What you should do: What are the lines from the one with "Recreate this image" through the one with "894, 921, 886, 835, 770, 714, 659, 500]", inclusive? Output them exactly, and leave out the pictures.
((
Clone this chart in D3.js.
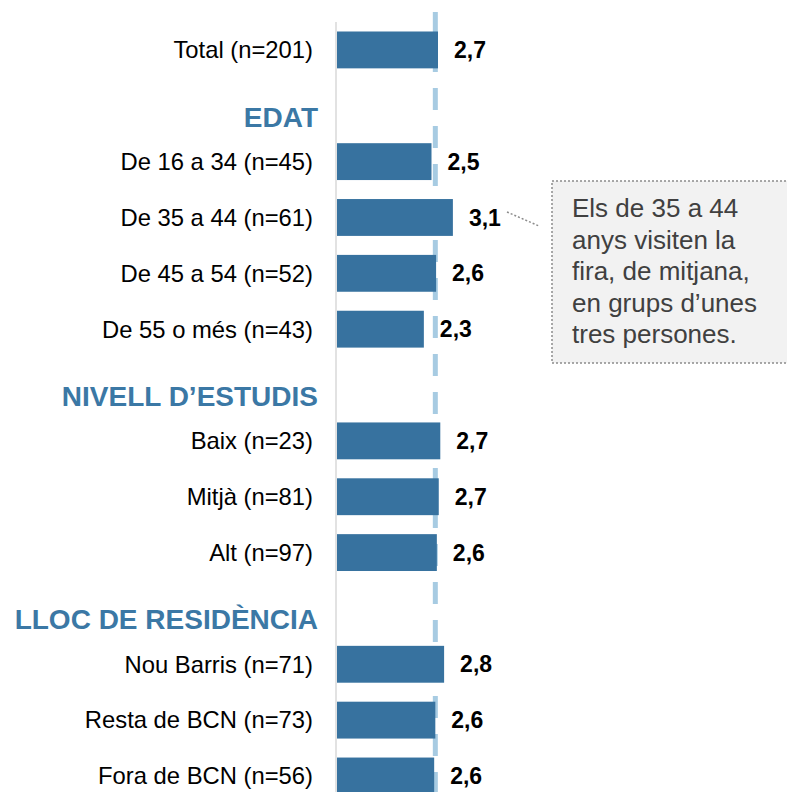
<!DOCTYPE html>
<html>
<head>
<meta charset="utf-8">
<script src="https://cdn.jsdelivr.net/npm/d3@7"></script>
<style>
  body { margin: 0; background: #fff; }
  svg { display: block; font-family: "Liberation Sans", Arial, sans-serif; }
</style>
</head>
<body>
<div id="chart"></div>
<script>
// Rows from top to bottom; headers have no value
const rows = [
  "Total (n=201)",
  "EDAT",
  "De 16 a 34 (n=45)",
  "De 35 a 44 (n=61)",
  "De 45 a 54 (n=52)",
  "De 55 o més (n=43)",
  "NIVELL D’ESTUDIS",
  "Baix (n=23)",
  "Mitjà (n=81)",
  "Alt (n=97)",
  "LLOC DE RESIDÈNCIA",
  "Nou Barris (n=71)",
  "Resta de BCN (n=73)",
  "Fora de BCN (n=56)"
];
const headers = ["EDAT", "NIVELL D’ESTUDIS", "LLOC DE RESIDÈNCIA"];
const values = [2.67, null, 2.5, 3.06, 2.62, 2.3, null, 2.73, 2.69, 2.64, null, 2.83, 2.6, 2.57];
const meanValue = 2.6;
const noteLines = ["Els de 35 a 44", "anys visiten la", "fira, de mitjana,", "en grups d’unes", "tres persones."];

const width = 787;
const height = 792;

const svg = d3.select("#chart")
  .append("svg")
  .attr("width", width)
  .attr("height", height);

const data = rows.map((r, i) => ({ label: r, value: values[i], header: headers.includes(r) }));

// Scales
const x = d3.scaleLinear().domain([0, 5]).range([336, 336 + 5 * 38.2]);
const y = d3.scaleBand()
  .domain(rows)
  .range([22, 22 + rows.length * 55.85])
  .paddingInner(0.34)
  .paddingOuter(0.17);

const fmt = d3.format(".1f");

// Mean reference line (behind bars)
svg.append("line")
  .attr("x1", x(meanValue))
  .attr("x2", x(meanValue))
  .attr("y1", 12)
  .attr("y2", height)
  .attr("stroke", "#a7cbe2")
  .attr("stroke-width", 5)
  .attr("stroke-dasharray", "22,16");

// Vertical axis line
svg.append("line")
  .attr("x1", x(0))
  .attr("x2", x(0))
  .attr("y1", 22)
  .attr("y2", height)
  .attr("stroke", "#d9d9d9")
  .attr("stroke-width", 1.5);

const barData = data.filter(d => !d.header);

// Bars
svg.append("g")
  .selectAll("rect")
  .data(barData)
  .join("rect")
  .attr("x", x(0) + 1)
  .attr("y", d => y(d.label))
  .attr("width", d => x(d.value) - x(0) - 1)
  .attr("height", y.bandwidth())
  .attr("fill", "#37729f");

// Category labels
svg.append("g")
  .selectAll("text")
  .data(barData)
  .join("text")
  .attr("x", 313)
  .attr("y", d => y(d.label) + y.bandwidth() / 2)
  .attr("dy", "0.35em")
  .attr("text-anchor", "end")
  .style("font-size", "23.8px")
  .attr("fill", "#000")
  .text(d => d.label);

// Group headers
svg.append("g")
  .selectAll("text")
  .data(data.filter(d => d.header))
  .join("text")
  .attr("x", 318)
  .attr("y", d => y(d.label) + y.bandwidth() / 2 + 11)
  .attr("dy", "0.35em")
  .attr("text-anchor", "end")
  .style("font-size", "28px")
  .style("font-weight", "bold")
  .attr("fill", "#3b78a5")
  .text(d => d.label);

// Value labels
svg.append("g")
  .selectAll("text")
  .data(barData)
  .join("text")
  .attr("x", d => x(d.value) + 16)
  .attr("y", d => y(d.label) + y.bandwidth() / 2)
  .attr("dy", "0.35em")
  .style("font-size", "23px")
  .style("font-weight", "bold")
  .attr("fill", "#000")
  .text(d => fmt(d.value).replace(".", ","));

// Callout for the 35-44 group
svg.append("line")
  .attr("x1", 507)
  .attr("y1", 212)
  .attr("x2", 539)
  .attr("y2", 226)
  .attr("stroke", "#8c8c8c")
  .attr("stroke-width", 1.5)
  .attr("stroke-dasharray", "2,2");

svg.append("rect")
  .attr("x", 552)
  .attr("y", 181)
  .attr("width", 250)
  .attr("height", 182)
  .attr("fill", "#f2f2f2")
  .attr("stroke", "#8c8c8c")
  .attr("stroke-width", 1.5)
  .attr("stroke-dasharray", "2,2");

svg.append("g")
  .selectAll("text")
  .data(noteLines)
  .join("text")
  .attr("x", 572)
  .attr("y", (d, i) => 217 + i * 31.5)
  .style("font-size", "26px")
  .attr("fill", "#404040")
  .text(d => d);
</script>
</body>
</html>
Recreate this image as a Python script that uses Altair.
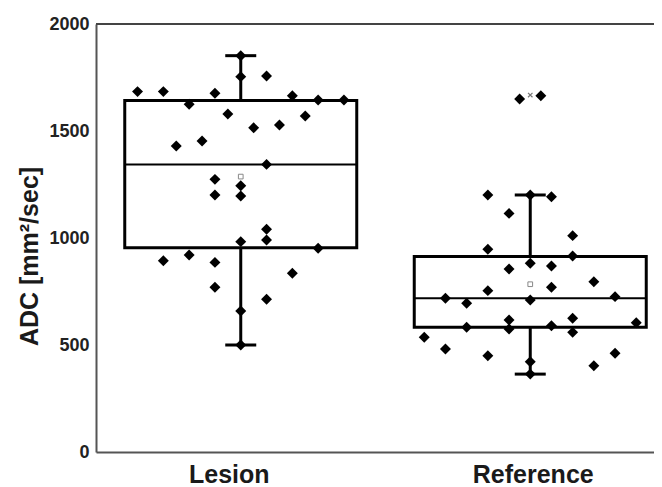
import altair as alt
import pandas as pd

# ---- data ----
groups = ["Lesion", "Reference"]

lesion_col = [0, 0, 2, -8, -6, -2, 4, 6, 8, -4, -1, 1, 3, 5, -5, -3, 2, -2, 0, -2, 0,
              2, 2, 0, 6, -6, -4, -2, 4, -2, 2, 0, 0]
lesion_adc = [1852, 1754, 1757, 1684, 1684, 1676, 1665, 1645, 1645, 1625, 1579, 1515,
              1528, 1570, 1430, 1453, 1344, 1274, 1244, 1201, 1196, 1041, 991, 983, 952,
              894, 921, 886, 835, 770, 714, 659, 500]

ref_col = [-0.5, 0.5, -2, 0, 1, -1, 2, -2, 2, 0, 1, -1, 3, 1, -2, -4, 0, 4, -3, -1, 2,
           5, -3, -1, 1, 2, -5, -4, -2, 0, 0, 4, 3]
ref_adc = [1650, 1665, 1201, 1201, 1193, 1115, 1011, 947, 916, 882, 869, 855, 796, 770,
           754, 718, 710, 726, 695, 617, 625, 604, 583, 575, 590, 559, 536, 481, 450,
           422, 364, 461, 403]

q1 = [955, 583]
median = [1344, 718]
q3 = [1642, 913]
whisker_lo = [500, 364]
whisker_hi = [1852, 1201]
mean = [1287, 784]
extreme_group = ["Reference"]
extreme_val = [1668]

y_ticks = [0, 500, 1000, 1500, 2000]

# ---- layout constants ----
W, H = 558, 428
GROUP_PX = 289.5                     # pixels between group centres
X_MAX = W / GROUP_PX
BOX_HALF = 116 / GROUP_PX
CAP_HALF = 15.5 / GROUP_PX
STEP = {"Lesion": 12.9 / GROUP_PX, "Reference": 21.2 / GROUP_PX}
# label anchor positions (labels in the reference sit slightly off the box centres)
LABEL_POS = [0.5 - 12 / GROUP_PX, 1.5 + 2.5 / GROUP_PX]

pts = pd.DataFrame({
    "group": ["Lesion"] * len(lesion_adc) + ["Reference"] * len(ref_adc),
    "col": lesion_col + ref_col,
    "adc": lesion_adc + ref_adc,
})
pts["gi"] = pts["group"].map({g: i for i, g in enumerate(groups)})
pts["step"] = pts["group"].map(STEP)

stats = pd.DataFrame({"group": groups, "gi": [0, 1], "q1": q1, "median": median,
                      "q3": q3, "wlo": whisker_lo, "whi": whisker_hi, "mean": mean})
ext = pd.DataFrame({"group": extreme_group, "val": extreme_val})
ext["gi"] = ext["group"].map({g: i for i, g in enumerate(groups)})

xscale = alt.Scale(domain=[0, X_MAX], nice=False, zero=False)
yscale = alt.Scale(domain=[0, 2000], nice=False)

font = "Liberation Sans"
x_axis = alt.Axis(values=LABEL_POS,
                  labelExpr=f"datum.value < 1 ? '{groups[0]}' : '{groups[1]}'",
                  ticks=False, grid=False, domainColor="#555", domainWidth=2,
                  labelFont=font, labelFontWeight="bold", labelFontSize=25,
                  labelColor="#1a1a1a", labelPadding=10, labelFlush=False, title="")
y_axis = alt.Axis(values=y_ticks, format="d", ticks=False, grid=False,
                  domainColor="#555", domainWidth=2, labelFont=font,
                  labelFontWeight="bold", labelFontSize=18, labelColor="#222",
                  labelPadding=7,
                  title="ADC [mm²/sec]", titleFont=font, titleFontWeight="bold",
                  titleFontSize=25, titleColor="#1a1a1a", titleAngle=270,
                  titleAlign="center", titleBaseline="alphabetic",
                  titleX=-59, titleY=232)

base_stats = alt.Chart(stats).transform_calculate(
    c="datum.gi + 0.5",
    bl=f"datum.gi + 0.5 - {BOX_HALF}",
    br=f"datum.gi + 0.5 + {BOX_HALF}",
    cl=f"datum.gi + 0.5 - {CAP_HALF}",
    cr=f"datum.gi + 0.5 + {CAP_HALF}",
)

box = base_stats.mark_rect(fillOpacity=0, stroke="black", strokeWidth=3).encode(
    x=alt.X("bl:Q", scale=xscale, axis=x_axis),
    x2="br:Q",
    y=alt.Y("q1:Q", scale=yscale, axis=y_axis),
    y2="q3:Q",
)
med = base_stats.mark_rule(color="black", strokeWidth=2).encode(
    x=alt.X("bl:Q", scale=xscale), x2="br:Q",
    y=alt.Y("median:Q", scale=yscale))
wh_up = base_stats.mark_rule(color="black", strokeWidth=3).encode(
    x=alt.X("c:Q", scale=xscale),
    y=alt.Y("q3:Q", scale=yscale), y2="whi:Q")
wh_dn = base_stats.mark_rule(color="black", strokeWidth=3).encode(
    x=alt.X("c:Q", scale=xscale),
    y=alt.Y("wlo:Q", scale=yscale), y2="q1:Q")
cap_up = base_stats.mark_rule(color="black", strokeWidth=3).encode(
    x=alt.X("cl:Q", scale=xscale), x2="cr:Q",
    y=alt.Y("whi:Q", scale=yscale))
cap_dn = base_stats.mark_rule(color="black", strokeWidth=3).encode(
    x=alt.X("cl:Q", scale=xscale), x2="cr:Q",
    y=alt.Y("wlo:Q", scale=yscale))

dots = alt.Chart(pts).transform_calculate(
    xp="datum.gi + 0.5 + datum.col * datum.step"
).mark_point(shape="diamond", filled=True, color="black", size=120, opacity=1).encode(
    x=alt.X("xp:Q", scale=xscale),
    y=alt.Y("adc:Q", scale=yscale),
)

means = base_stats.mark_point(shape="square", filled=False, stroke="#888",
                              strokeWidth=1, size=22, opacity=1).encode(
    x=alt.X("c:Q", scale=xscale),
    y=alt.Y("mean:Q", scale=yscale))

extremes = alt.Chart(ext).transform_calculate(c="datum.gi + 0.5").mark_point(
    shape="M-1,-1L1,1M1,-1L-1,1", filled=False, stroke="#777", strokeWidth=1.2,
    size=20, opacity=1).encode(
    x=alt.X("c:Q", scale=xscale),
    y=alt.Y("val:Q", scale=yscale))

top_line = alt.Chart(stats).mark_rule(color="#444", strokeWidth=2).encode(
    y=alt.datum(2000, scale=yscale))

chart = alt.layer(box, med, wh_up, wh_dn, cap_up, cap_dn, top_line, dots, means,
                  extremes).properties(
    width=W, height=H,
    autosize=alt.AutoSizeParams(type="none"),
    padding={"left": 88, "top": 16, "right": 0, "bottom": 40},
    background="white",
).configure_view(strokeWidth=0).configure_axis(grid=False, ticks=False)

chart.save("out.html", embed_options={"renderer": "svg", "actions": False})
))
Final result:
Recreate this image as a Python script that uses Altair.
import altair as alt
import pandas as pd

# ---- data ----
groups = ["Lesion", "Reference"]

lesion_col = [0, 0, 2, -8, -6, -2, 4, 6, 8, -4, -1, 1, 3, 5, -5, -3, 2, -2, 0, -2, 0,
              2, 2, 0, 6, -6, -4, -2, 4, -2, 2, 0, 0]
lesion_adc = [1852, 1754, 1757, 1684, 1684, 1676, 1665, 1645, 1645, 1625, 1579, 1515,
              1528, 1570, 1430, 1453, 1344, 1274, 1244, 1201, 1196, 1041, 991, 983, 952,
              894, 921, 886, 835, 770, 714, 659, 500]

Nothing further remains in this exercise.